Vulnerabilidade e criminalidade

O Rio de Janeiro é o estado com maior índice de mortes decorrentes da ação policial, Zaccone apresentou mais números: a mortalidade, em 2007, chegou a 1330. Foram 961, em 2011. Trata-se de uma letalidade legitimada política e juridicamente.

“As polícias civil e militar são consideradas as mais violentas do mundo, mas é preciso ampliar o olhar. Trabalho com o conceito do professor Eugenio Raul Zaffaroni (autor do livro A Palavra dos Mortos), que diz que não podemos ver essa letalidade na forma do genocídio. A questão é difícil de ser trabalhada porque esse é um conceito criado com motivação política. Crimes de guerra e políticos não são considerados genocídios. Então se criou um conceito que não concentra a totalidade. O conceito de massacre, segundo Zaffaroni, é um homicídio múltiplo, não entram aí os casos de assassinatos isolados que não sejam resultado de uma prática sistemática”, explicou.

Ainda com os dados em mãos, Zaccone citou que, em 2012, foram registrados 465 autos de resistência no estado do Rio. O número caiu 70% em relação a 1997. Mas permanece nas alturas e não justificado.

“Essa redução drástica é tida como resultado da pacificação implementada pelo governo do estado com as UPPS. Correto? Questiono. Nós estamos tentando voltar para os marcos históricos. Em 1993, pouco mais de 150 pessoas foram mortas pela polícia. Em 1996, foram 390. A partir de 2000 começa uma curva ascendente. Justamente quando se instalam as polícias cidadãs. E isso é um problema. Desde que o governo federal passou a ter um olhar para os espaços segregados e entramos no tema da vulnerabilidade, o olhar é criminalizante”, ele avaliou.

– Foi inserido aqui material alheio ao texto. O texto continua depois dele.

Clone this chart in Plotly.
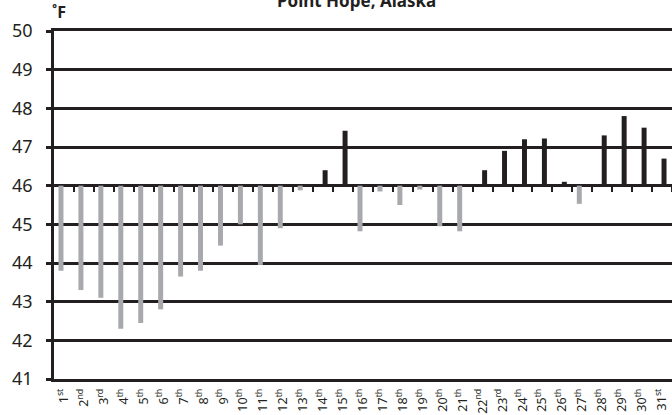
import plotly.graph_objects as go

# ---- data ----
days = list(range(1, 32))
day_labels = ["1<sup>st</sup>", "2<sup>nd</sup>", "3<sup>rd</sup>"] + \
    [f"{d}<sup>th</sup>" for d in range(4, 21)] + \
    ["21<sup>th</sup>", "22<sup>nd</sup>", "23<sup>rd</sup>"] + \
    [f"{d}<sup>th</sup>" for d in range(24, 31)] + ["31<sup>st</sup>"]
temps = [43.8, 43.3, 43.1, 42.3, 42.45, 42.8, 43.65, 43.8, 44.45, 45.0,
         43.95, 44.9, 45.88, 46.4, 47.42, 44.82, 45.85, 45.5, 45.9, 44.95,
         44.82, 46.4, 46.9, 47.2, 47.22, 46.1, 45.53, 47.3, 47.8, 47.5, 46.7]
baseline = 46
y_ticks = list(range(41, 51))

below_x = [d for d, t in zip(days, temps) if t < baseline]
below_len = [t - baseline for t in temps if t < baseline]
above_x = [d for d, t in zip(days, temps) if t >= baseline]
above_len = [t - baseline for t in temps if t >= baseline]

DARK = "#231f20"
GRAY = "#a7a9ac"
FONT = "Noto Sans"

fig = go.Figure()
fig.add_trace(go.Bar(x=below_x, y=below_len, base=baseline, width=0.25, offset=-0.275,
                     marker=dict(color=GRAY, line=dict(width=0)), showlegend=False))
fig.add_trace(go.Bar(x=above_x, y=above_len, base=baseline, width=0.25, offset=-0.025,
                     marker=dict(color=DARK, line=dict(width=0)), showlegend=False))
# invisible trace to host the tick axis at the baseline
fig.add_trace(go.Scatter(x=[days[0]], y=[baseline], xaxis="x2", mode="markers",
                         marker=dict(opacity=0), hoverinfo="skip", showlegend=False))

fig.update_layout(
    width=672, height=415,
    margin=dict(l=54, r=0, t=31, b=36, autoexpand=False),
    paper_bgcolor="white", plot_bgcolor="white",
    barmode="overlay",
    font=dict(family=FONT, color=DARK),
    xaxis=dict(range=[0.5, 31.5], tickmode="array", tickvals=days, ticktext=day_labels,
               tickangle=-90, tickfont=dict(size=12.5, color=DARK), ticks="outside",
               ticklen=2, tickcolor="rgba(0,0,0,0)",
               showgrid=False, zeroline=False, showline=True, linewidth=2.5,
               linecolor=DARK, mirror=True, fixedrange=True, automargin=False),
    xaxis2=dict(range=[0.5, 31.5], overlaying="x", anchor="free",
                position=(baseline - y_ticks[0]) / (y_ticks[-1] - y_ticks[0]),
                tickmode="array", tickvals=[d + 0.5 for d in days], ticks="outside",
                ticklen=5, tickwidth=1.5, tickcolor=DARK, showticklabels=False,
                showgrid=False, zeroline=False, showline=False),
    yaxis=dict(range=[y_ticks[0], y_ticks[-1]], tickmode="array", tickvals=y_ticks,
               ticks="outside", ticklen=5, tickwidth=2.5, tickcolor=DARK,
               tickfont=dict(size=18, color=DARK), ticklabelstandoff=10,
               showgrid=True, gridcolor=DARK, gridwidth=2.5, zeroline=False,
               showline=True, linewidth=2.5, linecolor=DARK, automargin=False),
    annotations=[
        dict(text="<b>Point Hope, Alaska</b>", xref="paper", yref="paper",
             x=0.49, y=1, xanchor="center", yanchor="bottom", yshift=17,
             showarrow=False, font=dict(size=17, color=DARK, family=FONT)),
        dict(text="<b>˚F</b>", xref="paper", yref="paper",
             x=-0.007, y=1, xanchor="left", yanchor="bottom", yshift=6,
             showarrow=False, font=dict(size=16, color=DARK, family=FONT)),
    ],
)

fig.write_html("out.html", config={"displayModeBar": False},
               post_script="document.body.style.margin='0';document.body.style.overflow='hidden';")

O que se tem é resultado direto, de acordo com Zaccone, da vinculação entre criminalidade e vulnerabilidade. “A violência policial nesses espaços aumentou a partir desses links. Pobre é potencialmente criminoso, é isso que significa dizer que nessas áreas a violência é mais possível.

Matriz violenta

No próprio ambiente social, diz o delegado, se constrói a ideia de que algumas pessoas são desprovidas de cidadania. “Criminoso identificado como inimigo perde o direito à cidadania, o que gera ambiente de matabilidade”, afirmou.

A questão violência, polícia e direito à cidade, portanto, não deve envolver somente a polícia, Zaccone reiterou que o Brasil é uma sociedade punitiva cuja origem estaria na escravatura. “É diferente no Uruguai e na Argentina. Nós voltamos pouco à escravidão. O Holocausto tem importância histórica na Alemanha, por exemplo. A escravidão é uma marca no Brasil que pode caracterizar a nossa matriz violenta. Não é só a polícia. Nós precisamos olhar para essa questão e aprofundar o debate”, defendeu.